One of the more interesting ingredients in our fertilizer mix is the Menefee Humates, a pre-coal product of the Cretaceous ooze found in the Menefee Formation in northwest New Mexico. Horticulturally, it is good stuff—natural, carbon-rich material that increases availability of nutrients to plants and injects intense “organic matter” into the soil, encouraging the life of the dirt so important for organic/sustainable agriculture.
But the humates are—like the peat (perhaps)—being mined. The Menefee Formation in northwestern New Mexico is the exclusive source of Menefee Humates, and once they’re all dug up and gone…well, it took the Cretaceous swamps plus millions of years to get them there in the first place. It appears to be mostly surface mining, but it is mining nevertheless. When getting the humates gets harder, mining techniques will presumably become more intense and invasive, as we’ve seen with fossil fuels. As it happens the Menefee Formation is also a key source for the North American fossil record—the specific site of the current humate mining may not be important, fossil-wise, but it’s hard to know. To top it off, the Menefee Mining Corporation (source of the humates brand popular with small growers like us) had to cough up $100,000 to the state of NM in 2009 for violating the state’s air quality laws.
I could go on, and am sure you are glad that I won’t but will instead return to the question: is our potting soil sustainable? Economically, it surely makes sense for us. We made ours for about $0.15 per quart, whereas purchasing a comparable product would run around $0.85 per quart plus shipping.

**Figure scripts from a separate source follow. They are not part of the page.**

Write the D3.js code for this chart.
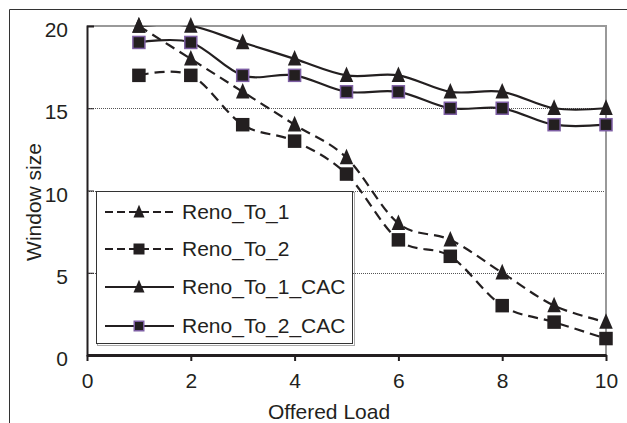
<!DOCTYPE html>
<html><head><meta charset="utf-8">
<script src="https://cdn.jsdelivr.net/npm/d3@7"></script>
<style>body{margin:0;background:#fff}svg{display:block}text{font-family:"Liberation Sans",Arial,sans-serif;fill:#231f20}</style>
</head><body><svg id="c" width="627" height="423"></svg>
<script>
const offeredLoad = [1,2,3,4,5,6,7,8,9,10];
const renoTo1 = [20,18,16,14,12,8,7,5,3,2];
const renoTo2 = [17,17,14,13,11,7,6,3,2,1];
const renoTo1CAC = [20,20,19,18,17,17,16,16,15,15];
const renoTo2CAC = [19,19,17,17,16,16,15,15,14,14];
const seriesNames = ["Reno_To_1","Reno_To_2","Reno_To_1_CAC","Reno_To_2_CAC"];
const xTicks = [0,2,4,6,8,10];
const yTicks = [0,5,10,15,20];

const series = [
  {name:seriesNames[0], values:renoTo1, dash:"10,6", marker:"tri"},
  {name:seriesNames[1], values:renoTo2, dash:"10,6", marker:"sq"},
  {name:seriesNames[2], values:renoTo1CAC, dash:null, marker:"tri"},
  {name:seriesNames[3], values:renoTo2CAC, dash:null, marker:"sqp"}
];

const svg = d3.select("#c");
const ink = "#231f20";
const FS = 21;
const L=87, R=606, T=26, B=355;
const x = d3.scaleLinear().domain([0,10]).range([L,R]);
const y = d3.scaleLinear().domain([0,20]).range([B,T]);

svg.append("defs").append("clipPath").attr("id","pa").append("rect")
  .attr("x",L).attr("y",T).attr("width",R-L).attr("height",B-T);

// outer frame
svg.append("path").attr("d","M9.5,430 V9.5 H640").attr("fill","none").attr("stroke","#333").attr("stroke-width",1);

// gridlines
svg.append("g").selectAll("line").data(yTicks.filter(d=>d>0&&d<20)).join("line")
  .attr("x1",L).attr("x2",R).attr("y1",d=>Math.round(y(d))+0.5).attr("y2",d=>Math.round(y(d))+0.5)
  .attr("stroke","#555").attr("stroke-width",1).attr("stroke-dasharray","1,1");

// plot border top/right
svg.append("path").attr("d",`M${L},${T} H${R} V${B}`).attr("fill","none").attr("stroke","#999").attr("stroke-width",2);

// y axis
const yAxis = d3.axisLeft(y).tickValues(yTicks).tickSize(-7).tickPadding(19).tickFormat(d3.format("d"));
const gy = svg.append("g").attr("transform",`translate(${L},0)`).call(yAxis);
gy.select(".domain").attr("stroke",ink).attr("stroke-width",2);
gy.selectAll(".tick line").attr("stroke",ink).attr("stroke-width",1);
gy.selectAll(".tick text").attr("font-size",FS).attr("fill",ink).attr("dy","0.5em").attr("font-family","Liberation Sans, Arial, sans-serif");

// x axis
const xAxis = d3.axisBottom(x).tickValues(xTicks).tickSize(6).tickPadding(12).tickSizeOuter(0).tickFormat(d3.format("d"));
const gx = svg.append("g").attr("transform",`translate(0,${B})`).call(xAxis);
gx.select(".domain").attr("stroke",ink).attr("stroke-width",3);
gx.selectAll(".tick line").attr("stroke",ink).attr("stroke-width",2);
gx.selectAll(".tick text").attr("font-size",FS).attr("fill",ink).attr("font-family","Liberation Sans, Arial, sans-serif");

// axis titles
svg.append("text").attr("x",329).attr("y",419).attr("text-anchor","middle").attr("font-size",FS).text("Offered Load");
svg.append("text").attr("transform",`translate(41,202) rotate(-90)`).attr("text-anchor","middle").attr("font-size",FS).text("Window size");

// legend box
const lg = svg.append("g");
lg.append("rect").attr("x",97.5).attr("y",192.5).attr("width",257).attr("height",153).attr("fill","none").attr("stroke","#aaa").attr("stroke-width",1);
lg.append("rect").attr("x",96.5).attr("y",191.5).attr("width",256).attr("height",152).attr("fill","#fff").attr("stroke","#333").attr("stroke-width",1);

function marker(g, type, cx, cy, s){
  if(type==="tri"){
    const h = s*1.1, w = s;
    g.append("path").attr("d",`M${cx},${cy-h*0.6} L${cx+w/2},${cy+h*0.45} L${cx-w/2},${cy+h*0.45} Z`).attr("fill",ink);
  } else if(type==="sq"){
    g.append("rect").attr("x",cx-s/2).attr("y",cy-s/2).attr("width",s).attr("height",s).attr("fill",ink);
  } else {
    g.append("rect").attr("x",cx-s/2+0.75).attr("y",cy-s/2+0.75).attr("width",s-1.5).attr("height",s-1.5).attr("fill",ink).attr("stroke","#7d5ea3").attr("stroke-width",1.5);
  }
}

const line = d3.line().x((d,i)=>x(offeredLoad[i])).y(d=>y(d)).curve(d3.curveCatmullRom.alpha(0));
const plot = svg.append("g");
const lines = plot.append("g").attr("clip-path","url(#pa)");
series.forEach(s=>{
  lines.append("path").attr("d",line(s.values)).attr("fill","none").attr("stroke",ink).attr("stroke-width",2.2)
    .attr("stroke-dasharray",s.dash);
});
series.forEach(s=>{
  const g = plot.append("g");
  s.values.forEach((v,i)=>marker(g, s.marker, x(offeredLoad[i]), y(v), 13.5));
});

// legend entries
const rows=[212,249,287,326];
series.forEach((s,i)=>{
  const yy=rows[i];
  lg.append("line").attr("x1",105).attr("x2",174).attr("y1",yy).attr("y2",yy).attr("stroke",ink).attr("stroke-width",2)
    .attr("stroke-dasharray",s.dash?"8,4":null);
  marker(lg, s.marker, 139, yy, 11);
  lg.append("text").attr("x",182).attr("y",yy).attr("dy","0.33em").attr("font-size",FS).text(s.name);
});
</script></body></html>
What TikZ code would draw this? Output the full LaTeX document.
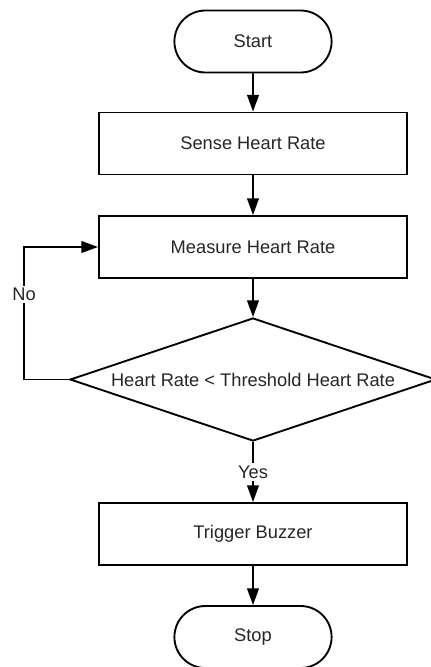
\documentclass[tikz,border=0pt]{standalone}
\usepackage{fontspec}
\setmainfont{Liberation Sans}
\usetikzlibrary{arrows.meta, shapes.geometric, shapes.misc}

\begin{document}
\begin{tikzpicture}[x=0.03cm, y=-0.03cm,
    every node/.style={font=\fontsize{15.6}{18}\selectfont, text=black!85},
    terminal/.style={draw, line width=1.6pt, rounded rectangle, minimum width=4.95cm, minimum height=1.86cm},
    process/.style={draw, line width=1.6pt, rectangle, minimum width=9.24cm, minimum height=1.86cm},
    decision/.style={draw, line width=1.6pt, diamond, inner sep=0pt, aspect=2.98, minimum width=10.98cm, minimum height=3.69cm},
    flow/.style={line width=1.6pt, -{Triangle[length=0.5cm, width=0.35cm]}},
    flowlabel/.style={fill=white, inner sep=2pt}]
    \useasboundingbox (0,0) rectangle (431,667);

    % Define nodes
    \node[terminal] (start) at (253,41.5) {Start};
    \node[process] (sense) at (253,143.5) {Sense Heart Rate};
    \node[process] (measure) at (253,247) {Measure Heart Rate};
    \node[decision] (decide) at (253,379.5) {Heart Rate < Threshold Heart Rate};
    \node[process] (trigger) at (253,534) {Trigger Buzzer};
    \node[terminal] (stop) at (253,637) {Stop};
    \coordinate (bend) at (24,379.5);

    % Draw arrows
    \draw[flow] (start) -- (sense);
    \draw[flow] (sense) -- (measure);
    \draw[flow] (measure) -- (decide);
    \draw[flow] (decide) -- node[flowlabel] {Yes} (trigger);
    \draw[flow] (trigger) -- (stop);
    \draw[flow] (decide.west) -- (bend) |- node[flowlabel, pos=0.32] {No} (measure.west); % loop back
\end{tikzpicture}
\end{document}
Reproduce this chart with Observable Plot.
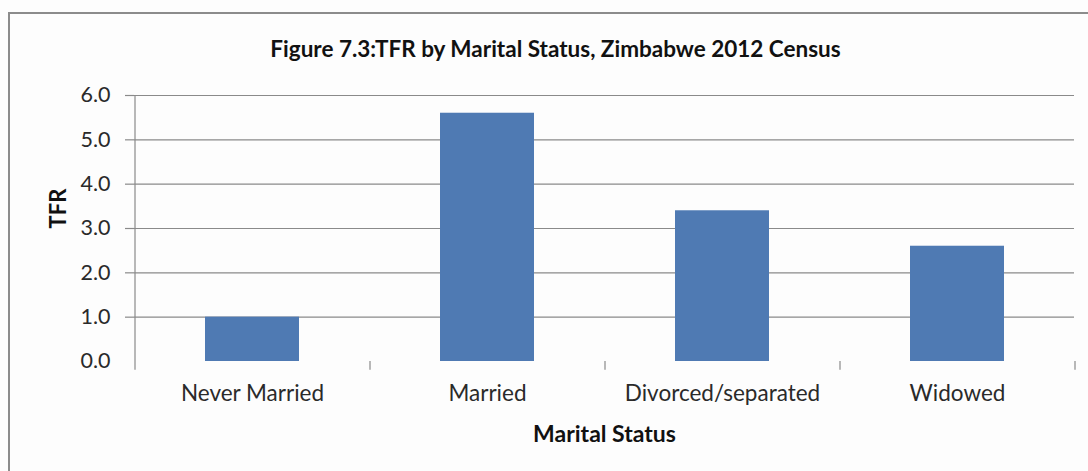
<!DOCTYPE html>
<html>
<head>
<meta charset="utf-8">
<script src="https://cdn.jsdelivr.net/npm/d3@7"></script>
<script src="https://cdn.jsdelivr.net/npm/@observablehq/plot@0.6"></script>
<style>
  html, body { margin: 0; padding: 0; background: #ffffff; overflow: hidden; }
  #wrap { position: relative; width: 1088px; height: 471px; overflow: hidden; background: #fdfdfd; }
  #border { position: absolute; left: 8px; top: 12px; width: 1200px; height: 600px; border: 2px solid #8c8c8c; box-sizing: border-box; }
  #chart { position: absolute; left: 0; top: 0; }
</style>
</head>
<body>
<div id="wrap">
  <div id="border"></div>
  <div id="chart"></div>
</div>
<script>
const categories = ["Never Married", "Married", "Divorced/separated", "Widowed"];
const tfr = [1.0, 5.6, 3.4, 2.6];
const yTicks = [0, 1, 2, 3, 4, 5, 6];
const gridValues = [1, 2, 3, 4, 5, 6];
const titleText = "Figure 7.3:TFR by Marital Status, Zimbabwe 2012 Census";
const xLabel = "Marital Status";
const yLabel = "TFR";

const data = categories.map((c, i) => ({category: c, value: tfr[i]}));

const W = 1088, H = 471;
const mL = 134, mR = 14, mT = 95, mB = 110;
const step = (W - mL - mR) / categories.length;
const font = "Lato, 'Open Sans', sans-serif";

const plot = Plot.plot({
  width: W,
  height: H,
  marginLeft: mL,
  marginRight: mR,
  marginTop: mT,
  marginBottom: mB,
  style: {fontFamily: font, background: "transparent", color: "#222"},
  x: {domain: categories, paddingInner: 0.6, paddingOuter: 0.3, axis: null},
  y: {domain: [0, 6], axis: null},
  marks: [
    Plot.ruleY(gridValues, {stroke: "#8a8a8a", strokeWidth: 1.2}),
    Plot.axisY({ticks: gridValues, tickSize: 9, text: null, stroke: "#8a8a8a", strokeWidth: 1.2, label: null}),
    Plot.axisY({ticks: yTicks, tickSize: 0, tickPadding: 24, tickFormat: d3.format(".1f"), fontSize: 21.5, fill: "#2a2a2a", label: null}),
    // category boundary ticks and vertical axis line
    Plot.ruleX(categories, {x: d => d, dx: -step / 2, y1: -0.2, y2: (d, i) => i === 0 ? 6 : 0, stroke: "#8a8a8a", strokeWidth: 1.2}),
    Plot.ruleX([categories[categories.length - 1]], {x: d => d, dx: step / 2, y1: -0.2, y2: 0, stroke: "#8a8a8a", strokeWidth: 1.2}),
    Plot.barY(data, {x: "category", y: "value", fill: "#4f7ab3"}),
    Plot.axisX({tickSize: 0, tickPadding: 24, fontSize: 22.5, fill: "#2a2a2a", label: null}),
    Plot.text([xLabel], {frameAnchor: "bottom", dy: 73, fontSize: 23, fontWeight: "bold", fill: "#111", lineAnchor: "middle"}),
    Plot.text([yLabel], {frameAnchor: "left", dx: -76, rotate: -90, fontSize: 22, fontWeight: "bold", fill: "#111", lineAnchor: "middle"}),
    Plot.text([titleText], {frameAnchor: "top", dx: -49, dy: -46, fontSize: 22.5, fontWeight: "bold", fill: "#111", lineAnchor: "middle"})
  ]
});
document.getElementById("chart").appendChild(plot);
</script>
</body>
</html>
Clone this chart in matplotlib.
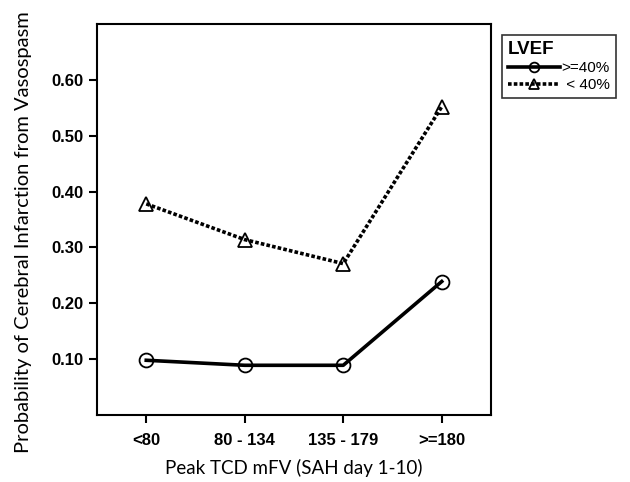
import matplotlib
matplotlib.use("Agg")
import matplotlib.pyplot as plt

categories = ["<80", "80 - 134", "135 - 179", ">=180"]
lvef_high = [0.098, 0.089, 0.089, 0.239]   # >=40%
lvef_low = [0.378, 0.314, 0.271, 0.552]    # < 40%
yticks = [0.10, 0.20, 0.30, 0.40, 0.50, 0.60]

fig = plt.figure(figsize=(6.3, 4.82), dpi=100)
ax = fig.add_axes([97 / 630, 1 - 415 / 482, 394 / 630, 391 / 482])

x = range(len(categories))
ax.plot(x, lvef_high, color="black", lw=2.6, marker="o", ms=10,
        mfc="none", mec="black", mew=1.3, label=">=40%")
ax.plot(x, lvef_low, color="black", lw=2.6, ls=(0, (1, 0.6)), marker="^", ms=10,
        mfc="none", mec="black", mew=1.3, label=" < 40%")

ax.set_xlim(-0.5, 3.5)
ax.set_ylim(0, 0.70)
ax.set_xticks(list(x))
ax.set_xticklabels(categories, fontsize=12, fontweight="bold", family="Liberation Sans")
ax.set_yticks(yticks)
ax.set_yticklabels([f"{v:.2f}" for v in yticks], fontsize=12, fontweight="bold",
                   family="Liberation Sans")
ax.tick_params(direction="out", length=6, width=1.5)
ax.tick_params(axis="x", pad=7)
ax.tick_params(axis="y", pad=4)
for s in ax.spines.values():
    s.set_linewidth(1.5)

ax.set_xlabel("Peak TCD mFV (SAH day 1-10)", fontsize=13.5, family="Lato", labelpad=8)
fig.text(24 / 630, 1 - 232 / 482, "Probability of Cerebral Infarction from Vasospasm",
         rotation=90, ha="center", va="center", fontsize=14.5, family="Lato")

leg = ax.legend(loc="upper left", bbox_to_anchor=(502 / 630, 1 - 35 / 482),
                bbox_transform=fig.transFigure, borderaxespad=0, title="LVEF",
                frameon=True, fancybox=False, edgecolor="black", handlelength=3.4,
                handletextpad=0.1, borderpad=0.4, labelspacing=0.2,
                markerscale=0.7, alignment="left",
                prop={"family": "Liberation Sans", "size": 11})
leg.get_title().set_fontweight("bold")
leg.get_title().set_fontsize(13.5)
leg.get_title().set_family("Liberation Sans")
leg.get_frame().set_linewidth(1.2)

fig.savefig("out.png", dpi=100)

And we had fun doing it.
Environmentally, our potting soil is part of a larger picture--a small family farm using practices that exceed USDA National Organic Program standards, while incorporating additional sustainable agricultural (e.g., biointensive) practices. We provide a source of good produce that doesn't have to travel hundreds, or even dozens, of miles to make its market. Isn't that a pretty picture, sustainably speaking?
Is it good for social equity? Well…it does certain sectors of certain industries that are arguably on the wrong side of that equation--note comments about peat moss and feathermeal above. But it also supports sectors on the right side. Several companies retailing these products, such as Fedco, are leading the entrepreneurial front of sustainable ag. And, perhaps more importantly, it supports us, and we’re on the good side, right?!? I mean, if an enterprise such as ours isn’t on the brighter side of sustainability…then what is?